In the classic engine, there are several operators where if one argument evaluates to null then the evaluation of the remaining arguments "short-circuits" (i.e. the remaining arguments don't get evaluated) and the operator returns null. SBE, on the other hand, evaluates all of an operator's arguments first before doing anything else as a genearl rule (excluding special cases like $ifNull, $cond, and $switch). Here is a list of operators that are known to have this short-circuiting behavior in the classic engine: $add, $concat, $concatArrays, $dateAdd, $dateDiff, $dateSubtract, $dateTrunc, $indexOfArray, $indexOfBytes, $indexOfCP, $multiply, $round, $setIntersection, $setUnion, $trim, $trunc, $zip. Consider the following example:

db.c.aggregate([{total: {$add: ["$not_here", {$divide: ["$a", 0]}]}}; // "$not_here" is a non-existent field

In the classic engine, "$not_here" evaluates to null, and this causes the evaluation of $add's remaining arguments to "short-circuit". '{$divide: ["$a", 0]}' never gets evaluated and the $add operator returns null. In SBE, all of $add's arguments get evaluated first and there is no short-circuiting behavior. "$not_here" gets evaluated and produces null, and then '{$divide: ["$a", 0]}' gets evaluated and it throws a "can't $divide by zero" error.

Category #2: As a general rule, after evaluating all of an operator's arguments SBE will then check if any of the arguments are null before doing anything else, vs. the classic engine which may perform null checks and other typechecks in a different order.

$multiply is an example of an operator that can produce meaningfully different results on SBE vs. classic because typechecks are performed in different orders. Consider the following an example:

db.c.aggregate([{total: {$multiply: ["$a", null]}}]); // "$a" is a string field

In the classic engine, "$a" evaluates to a string, then $multiply checks if "$a" is null or if it is numeric, and then $multiply throws an error because "$a" is not null and not numeric. In SBE, all of $multiply's arguments are evaluated first, then $multiply checks if any of its arguments are null, and then $multiply returns null because at least one argument was null.

There are other operators such as $concat that also perform typechecks in different orders. We do not have a complete list at this time.

Goals for this ticket

The classic engine's approach to evaluation & typechecking order/semantics is fairly ad-hoc. There seems to be a near-50/50 split in the classic engine between operators that evaluate all their arguments first vs. operators that interleave argument evaluation and argument typechecks. SBE, on the other hand, endeavored to take a more principled approach, where all arguments are evaluated first, and then all arguments are checked for null, and then other typechecks are performed after that.
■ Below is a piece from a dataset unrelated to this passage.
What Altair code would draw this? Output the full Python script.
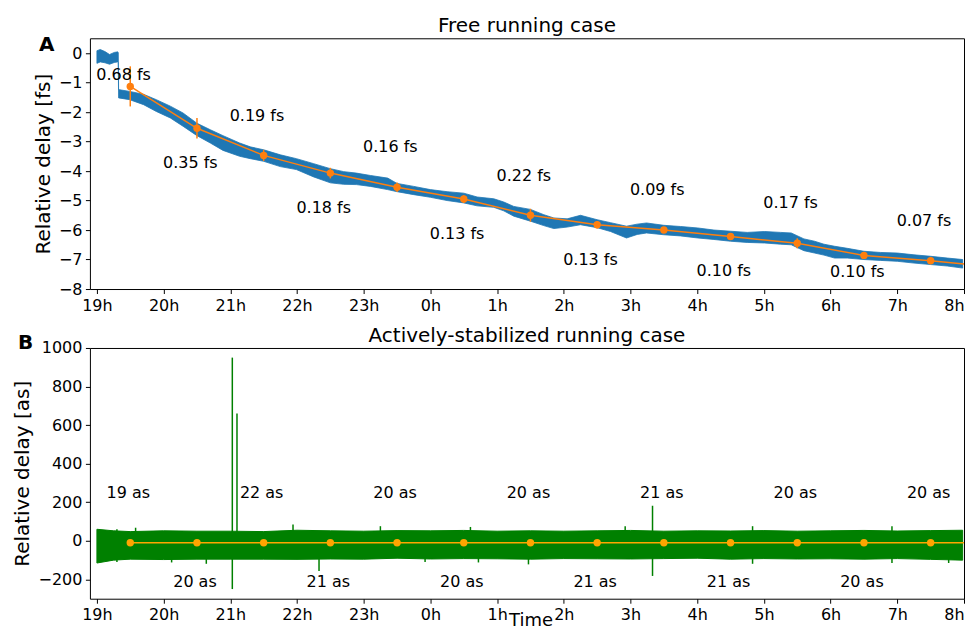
import altair as alt
import pandas as pd

FONT = "DejaVu Sans"

# ---------------- Panel A: free running case (fs) ----------------
blue_t = [0.00, 0.05, 0.12, 0.19, 0.26, 0.31, 0.32, 0.325, 0.49, 0.70, 0.89, 1.10, 1.29, 1.50,
          1.70, 1.89, 2.14, 2.30, 2.50, 2.75, 2.99, 3.25, 3.50, 3.70, 3.89, 4.10, 4.36, 4.50,
          4.75, 5.00, 5.25, 5.50, 5.70, 5.95, 6.10, 6.25, 6.50, 6.70, 6.85, 7.05, 7.25, 7.50,
          7.70, 7.94, 8.10, 8.24, 8.50, 8.75, 9.01, 9.25, 9.50, 9.75, 10.01, 10.25, 10.41,
          10.60, 10.76, 10.90, 11.06, 11.25, 11.50, 11.75, 12.00, 12.25, 12.50, 12.75, 12.98]
blue_lo = [-0.35, -0.30, -0.33, -0.38, -0.32, -0.30, -0.32, -1.52, -1.58, -1.75, -1.98, -2.20, -2.48, -2.80,
           -3.05, -3.30, -3.50, -3.58, -3.67, -3.85, -3.95, -4.20, -4.40, -4.45, -4.46, -4.52, -4.63, -4.70,
           -4.80, -4.89, -5.00, -5.08, -5.18, -5.23, -5.35, -5.53, -5.70, -5.85, -5.95, -5.90, -5.82, -5.92,
           -6.05, -6.27, -6.15, -6.10, -6.16, -6.20, -6.27, -6.32, -6.38, -6.42, -6.44, -6.48, -6.50,
           -6.70, -6.78, -6.85, -6.95, -6.95, -7.00, -7.03, -7.06, -7.12, -7.17, -7.22, -7.29]
blue_hi = [0.08, 0.12, 0.05, -0.05, 0.02, 0.04, 0.02, -1.24, -1.30, -1.40, -1.58, -1.80, -2.03, -2.38,
           -2.60, -2.80, -3.05, -3.18, -3.28, -3.45, -3.58, -3.75, -3.92, -4.02, -4.07, -4.15, -4.24, -4.42,
           -4.52, -4.63, -4.70, -4.75, -4.88, -4.94, -5.05, -5.20, -5.30, -5.48, -5.59, -5.62, -5.50, -5.65,
           -5.75, -5.87, -5.80, -5.76, -5.84, -5.88, -5.93, -6.00, -6.04, -6.08, -6.05, -6.08, -6.10,
           -6.30, -6.38, -6.48, -6.55, -6.62, -6.72, -6.76, -6.78, -6.84, -6.89, -6.95, -7.00]

avg_t = [0.5, 1.5, 2.5, 3.5, 4.5, 5.5, 6.5, 7.5, 8.5, 9.5, 10.5, 11.5, 12.5]
avg_fs = [-1.13, -2.55, -3.47, -4.07, -4.55, -4.95, -5.50, -5.82, -6.00, -6.22, -6.45, -6.86, -7.04]
std_fs = [0.68, 0.35, 0.19, 0.18, 0.16, 0.13, 0.22, 0.13, 0.09, 0.10, 0.17, 0.10, 0.07]
label_fs_y = [-0.76, -3.73, -2.15, -5.25, -3.20, -6.12, -4.16, -7.00, -4.65, -7.38, -5.10, -7.42, -5.70]
line_end_t = 13.0
line_end_fs = -7.15

# ---------------- Panel B: actively-stabilized case (as) ----------------
green_t = [0.00, 0.25, 0.50, 1.00, 1.50, 2.00, 2.50, 3.00, 3.50, 4.00, 4.50, 5.00, 5.50, 6.00,
           6.50, 7.00, 7.50, 8.00, 8.50, 9.00, 9.50, 10.00, 10.50, 11.00, 11.50, 12.00, 12.50, 12.98]
green_lo = [-115, -100, -95, -97, -95, -95, -95, -96, -94, -95, -90, -94, -92, -93,
            -95, -92, -93, -94, -92, -90, -95, -92, -94, -93, -95, -92, -96, -100]
green_hi = [60, 52, 48, 52, 50, 50, 48, 55, 52, 50, 53, 52, 54, 50,
            52, 50, 52, 54, 50, 52, 51, 53, 50, 52, 54, 51, 53, 55]

spike_t = [2.03, 2.10, 3.33, 8.33, 0.30, 0.58, 1.12, 1.64, 2.94, 4.25, 4.92, 5.60, 5.72,
           6.47, 7.92, 9.83, 11.92, 12.77]
spike_lo = [-250, -60, -156, -182, -110, 0, -112, -119, 0, 0, -110, 0, -112,
            -122, 0, -119, -115, -115]
spike_hi = [950, 660, 0, 182, 60, 68, 0, 0, 85, 76, 0, 72, 0,
            0, 76, 76, 76, 0]

avg_as = [-10, -10, -10, -10, -10, -10, -10, -10, -10, -10, -10, -10, -10]
std_as = [19, 20, 22, 21, 20, 20, 20, 21, 21, 21, 20, 20, 20]
label_as_y = [250, -215, 250, -215, 250, -215, 250, -215, 250, -215, 250, -215, 250]
line_end_as = -10

hour_ticks = list(range(14))
fs_ticks = [-8, -7, -6, -5, -4, -3, -2, -1, 0]
as_ticks = [-200, 0, 200, 400, 600, 800, 1000]

# ---------------- tables ----------------
blue_df = pd.DataFrame({"t": blue_t, "lo": blue_lo, "hi": blue_hi})
avg_fs_df = pd.DataFrame({"t": avg_t, "v": avg_fs, "s": std_fs})
avg_fs_df["lo"] = avg_fs_df["v"] - avg_fs_df["s"]
avg_fs_df["hi"] = avg_fs_df["v"] + avg_fs_df["s"]
line_fs_df = pd.DataFrame({"t": avg_t + [line_end_t], "lo": avg_fs + [line_end_fs]})
pts_fs_df = pd.DataFrame({"t": avg_t, "lo": avg_fs})
lab_fs_df = pd.DataFrame({"t": [a - 0.1 for a in avg_t], "lo": label_fs_y,
                          "txt": [f"{s:.2f} fs" for s in std_fs]})

green_df = pd.DataFrame({"t": green_t, "lo": green_lo, "hi": green_hi})
spike_df = pd.DataFrame({"t": spike_t, "lo": spike_lo, "hi": spike_hi})
pts_as_df = pd.DataFrame({"t": avg_t, "lo": avg_as})
line_as_df = pd.DataFrame({"t": avg_t + [line_end_t], "lo": avg_as + [line_end_as]})
lab_as_df = pd.DataFrame({"t": [a - 0.03 for a in avg_t], "lo": label_as_y,
                          "txt": [f"{s} as" for s in std_as]})

W, H = 875, 251
BLUE, ORANGE, ORANGE2, GREEN = "#1f77b4", "#ff7f0e", "#ffa500", "#008000"

xscale = alt.Scale(domain=[-0.105, 13], nice=False, zero=False)


def xaxis(title=None):
    kw = dict(values=hour_ticks, labelExpr="((datum.value + 19) % 24) + 'h'",
              labelFlush=True, labelOverlap=False)
    if title:
        kw.update(title=title, titleFont=FONT, titleFontSize=18, titleFontWeight="normal",
                  titleColor="black", titleBaseline="alphabetic", titleAlign="center",
                  titleX=441, titleY=27)
    else:
        kw.update(title=None)
    return alt.Axis(**kw)


def yaxis(title, values, tx):
    return alt.Axis(values=values, title=title, format="d", labelOverlap=False, tickCount=len(values),
                    titleFont=FONT, titleFontSize=20,
                    titleFontWeight="normal", titleColor="black", titleAngle=-90,
                    titleAlign="center", titleBaseline="alphabetic", titleX=tx, titleY=H / 2)


def text_at(s, dx, dy, bold=False, align="left"):
    return alt.Chart(pd.DataFrame({"s": [s]})).mark_text(
        font=FONT, fontSize=20, fontWeight="bold" if bold else "normal", align=align,
        baseline="alphabetic", color="black").encode(x=alt.value(dx), y=alt.value(dy), text="s:N")


# ---------------- Panel A ----------------
yA = alt.Scale(domain=[-8, 0.5], nice=False, zero=False)
xA = alt.X("t:Q", scale=xscale, axis=xaxis())
yAenc = alt.Y("lo:Q", scale=yA, axis=yaxis("Relative delay [fs]", fs_ticks, -40))

bandA = alt.Chart(blue_df).mark_area(color=BLUE, stroke=BLUE, strokeWidth=0.8).encode(
    x=xA, y=yAenc, y2="hi:Q")
errA = alt.Chart(avg_fs_df).mark_rule(color=ORANGE, strokeWidth=1.5).encode(
    x=xA, y=yAenc, y2="hi:Q")
lineA = alt.Chart(line_fs_df).mark_line(color=ORANGE, strokeWidth=1.5).encode(x=xA, y=yAenc)
ptsA = alt.Chart(pts_fs_df).mark_circle(color=ORANGE, size=55, opacity=1).encode(x=xA, y=yAenc)
txtA = alt.Chart(lab_fs_df).mark_text(font=FONT, fontSize=16, color="black",
                                      align="center", baseline="middle").encode(
    x=xA, y=yAenc, text="txt:N")

top = alt.layer(bandA, errA, lineA, ptsA, txtA,
                text_at("A", -51, 13, bold=True),
                text_at("Free running case", W / 2, -6, align="center")).properties(width=W, height=H)

# ---------------- Panel B ----------------
yB = alt.Scale(domain=[-300, 1000], nice=False, zero=False)
xB = alt.X("t:Q", scale=xscale, axis=xaxis("Time"))
yBenc = alt.Y("lo:Q", scale=yB, axis=yaxis("Relative delay [as]", as_ticks, -61))

bandB = alt.Chart(green_df).mark_area(color=GREEN, stroke=GREEN, strokeWidth=1).encode(
    x=xB, y=yBenc, y2="hi:Q")
spB = alt.Chart(spike_df).mark_rule(color=GREEN, strokeWidth=1.5).encode(
    x=xB, y=yBenc, y2="hi:Q")
lineB = alt.Chart(line_as_df).mark_line(color=ORANGE2, strokeWidth=1.5).encode(x=xB, y=yBenc)
ptsB = alt.Chart(pts_as_df).mark_circle(color=ORANGE2, size=55, opacity=1).encode(x=xB, y=yBenc)
txtB = alt.Chart(lab_as_df).mark_text(font=FONT, fontSize=16, color="black",
                                      align="center", baseline="middle").encode(
    x=xB, y=yBenc, text="txt:N")

bottom = alt.layer(bandB, spB, lineB, ptsB, txtB,
                   text_at("B", -72, 1, bold=True),
                   text_at("Actively-stabilized running case", W / 2, -6, align="center")
                   ).properties(width=W, height=H)

chart = alt.vconcat(top, bottom, spacing=59, bounds="flush").properties(
    padding={"left": 4, "top": 7, "right": 0, "bottom": 0}
).configure_view(stroke="black", strokeWidth=1).configure_axis(
    labelFont=FONT, labelFontSize=16, labelColor="black", tickColor="black",
    tickSize=4.5, labelPadding=3.5, grid=False, domain=False
)

chart.save("out.html", embed_options={"renderer": "svg", "actions": False})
Where there are differences between the two engines due to SBE taking a more principled approach, we would like to keep SBE's behavior. However, as shown in the examples above, there are some cases that worked under the classic engine but fail under SBE (and vice versa), and this presents a rare (but non-zero) chance that existing user workloads could be disrupted when migrating from the classic engine to SBE.
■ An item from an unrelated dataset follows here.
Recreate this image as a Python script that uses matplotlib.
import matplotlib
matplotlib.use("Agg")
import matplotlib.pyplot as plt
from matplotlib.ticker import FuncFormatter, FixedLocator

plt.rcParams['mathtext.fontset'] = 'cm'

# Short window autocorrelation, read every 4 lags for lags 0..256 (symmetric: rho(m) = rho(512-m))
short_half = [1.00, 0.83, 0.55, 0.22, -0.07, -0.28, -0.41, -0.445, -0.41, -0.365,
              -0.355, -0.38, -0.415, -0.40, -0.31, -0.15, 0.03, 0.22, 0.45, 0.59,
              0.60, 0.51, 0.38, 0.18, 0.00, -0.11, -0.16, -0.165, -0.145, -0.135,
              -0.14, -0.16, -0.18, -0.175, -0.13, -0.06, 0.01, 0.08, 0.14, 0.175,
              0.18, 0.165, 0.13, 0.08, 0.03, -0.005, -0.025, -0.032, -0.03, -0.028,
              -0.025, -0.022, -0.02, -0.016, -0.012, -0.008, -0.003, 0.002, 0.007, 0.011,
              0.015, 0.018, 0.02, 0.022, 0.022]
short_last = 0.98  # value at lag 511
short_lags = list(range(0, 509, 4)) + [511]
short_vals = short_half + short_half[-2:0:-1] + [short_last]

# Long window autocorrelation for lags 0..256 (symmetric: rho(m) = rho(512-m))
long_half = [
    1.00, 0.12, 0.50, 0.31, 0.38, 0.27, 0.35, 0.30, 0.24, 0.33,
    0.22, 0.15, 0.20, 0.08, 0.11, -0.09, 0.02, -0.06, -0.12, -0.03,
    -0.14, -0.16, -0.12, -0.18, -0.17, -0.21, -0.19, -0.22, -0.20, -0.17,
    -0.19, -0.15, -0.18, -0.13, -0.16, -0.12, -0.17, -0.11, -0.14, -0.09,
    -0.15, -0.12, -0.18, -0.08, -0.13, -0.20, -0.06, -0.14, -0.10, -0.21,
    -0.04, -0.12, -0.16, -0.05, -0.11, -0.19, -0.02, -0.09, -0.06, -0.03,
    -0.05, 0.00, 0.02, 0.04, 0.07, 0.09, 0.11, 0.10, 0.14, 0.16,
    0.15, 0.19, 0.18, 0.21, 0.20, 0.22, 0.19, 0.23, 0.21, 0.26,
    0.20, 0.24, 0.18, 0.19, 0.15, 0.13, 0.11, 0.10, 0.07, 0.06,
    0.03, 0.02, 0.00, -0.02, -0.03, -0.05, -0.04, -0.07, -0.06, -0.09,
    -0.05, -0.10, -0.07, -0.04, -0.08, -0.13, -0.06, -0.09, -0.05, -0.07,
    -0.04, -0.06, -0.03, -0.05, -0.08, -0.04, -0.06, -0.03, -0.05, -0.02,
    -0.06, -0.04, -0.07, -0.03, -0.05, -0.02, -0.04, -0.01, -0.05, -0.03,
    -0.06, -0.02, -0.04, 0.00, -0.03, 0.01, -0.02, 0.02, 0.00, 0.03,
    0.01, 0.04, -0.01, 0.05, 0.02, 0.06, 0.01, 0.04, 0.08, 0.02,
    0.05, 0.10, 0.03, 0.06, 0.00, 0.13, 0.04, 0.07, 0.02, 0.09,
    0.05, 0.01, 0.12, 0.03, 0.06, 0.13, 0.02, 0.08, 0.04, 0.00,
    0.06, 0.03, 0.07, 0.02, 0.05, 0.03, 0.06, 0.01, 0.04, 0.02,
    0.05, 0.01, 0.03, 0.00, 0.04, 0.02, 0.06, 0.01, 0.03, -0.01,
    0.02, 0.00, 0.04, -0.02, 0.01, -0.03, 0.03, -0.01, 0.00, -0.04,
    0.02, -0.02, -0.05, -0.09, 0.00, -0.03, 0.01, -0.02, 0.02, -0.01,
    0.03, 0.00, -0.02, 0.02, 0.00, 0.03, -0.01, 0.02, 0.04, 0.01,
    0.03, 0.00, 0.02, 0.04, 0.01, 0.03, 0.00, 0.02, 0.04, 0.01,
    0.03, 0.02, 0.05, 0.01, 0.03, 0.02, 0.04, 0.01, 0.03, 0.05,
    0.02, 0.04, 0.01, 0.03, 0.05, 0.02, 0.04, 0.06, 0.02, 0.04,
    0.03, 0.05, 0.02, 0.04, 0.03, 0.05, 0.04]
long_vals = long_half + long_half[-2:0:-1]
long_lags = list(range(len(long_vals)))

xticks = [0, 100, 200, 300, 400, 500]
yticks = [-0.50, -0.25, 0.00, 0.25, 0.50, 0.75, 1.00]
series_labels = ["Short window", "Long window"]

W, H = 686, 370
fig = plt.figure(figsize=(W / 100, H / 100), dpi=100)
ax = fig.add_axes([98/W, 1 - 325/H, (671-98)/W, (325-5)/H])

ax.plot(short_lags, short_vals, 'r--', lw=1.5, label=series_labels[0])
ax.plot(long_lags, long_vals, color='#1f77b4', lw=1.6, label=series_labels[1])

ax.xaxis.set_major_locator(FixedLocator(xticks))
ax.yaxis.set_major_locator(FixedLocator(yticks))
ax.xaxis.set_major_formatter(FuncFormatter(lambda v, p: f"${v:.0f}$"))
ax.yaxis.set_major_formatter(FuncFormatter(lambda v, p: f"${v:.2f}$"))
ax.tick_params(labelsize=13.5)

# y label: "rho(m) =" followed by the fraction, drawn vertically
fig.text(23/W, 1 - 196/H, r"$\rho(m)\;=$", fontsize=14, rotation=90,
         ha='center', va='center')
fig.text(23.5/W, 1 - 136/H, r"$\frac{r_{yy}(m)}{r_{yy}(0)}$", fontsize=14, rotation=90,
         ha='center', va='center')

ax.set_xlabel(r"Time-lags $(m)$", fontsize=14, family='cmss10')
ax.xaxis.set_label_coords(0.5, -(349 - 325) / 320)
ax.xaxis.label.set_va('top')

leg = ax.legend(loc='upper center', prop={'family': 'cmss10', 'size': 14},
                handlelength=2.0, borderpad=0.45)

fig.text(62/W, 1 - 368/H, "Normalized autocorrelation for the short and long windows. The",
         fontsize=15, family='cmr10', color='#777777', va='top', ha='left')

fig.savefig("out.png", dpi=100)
After discussing this issue with Product, the consensus was that we would like to implement a flag that users could enabled to get the old classic-engine behavior for the relevant operators. The idea is that if a user's workload is disrupted when they migrate from the classic engine to SBE, they could enable this flag as a "workaround" in the near team to get the "classic behavior" for these operators keep their workload running for the time being. There are several possible ways this flag could be implemented. One idea is to change SBE to generate slightly different SBE plans when this flag is enabled to mimic the classic engine's behavior. Another idea is that this flag would selectively disable SBE for queries that make use of the affected operators and fallback to the classic engine for such queries.

Here are the goals of this ticket:

(1) Make sure we have a complete list of all the meaningful differences due to SBE having different evaluation & typechecking order/semantics (vs. the classic engine). I believe the examples above cover everything that is known at this time, but it would be good to do one more pass to see if we can uncover any other meaningful differences.

(2) See if there are any differences between SBE vs. classic that are not due to SBE taking a more "principled approach" to evaluation & typechecking order/semantics. If any such cases are identified, change SBE's implementation to match the classic engine.

(3) Implement a new user-facing flag (which is "off" by default) that can be enabled to get the "classic behavior" for the relevant operators. This includes ensuring we have adequate integration test coverage both for when the flag is enabled and for when it is disabled. We should also determine what documentation is needed, if any.

(4) Update our fuzzer tests as appropriate. We need to figure out whether we want to have this flag enabled or disabled for the fuzzer tests (or whether we want to run the some of the fuzzers both with the flag enabled and disabled). Given that this new flag will be "off" by default, it would be good to at least have some fuzzer coverage with this flag disabled.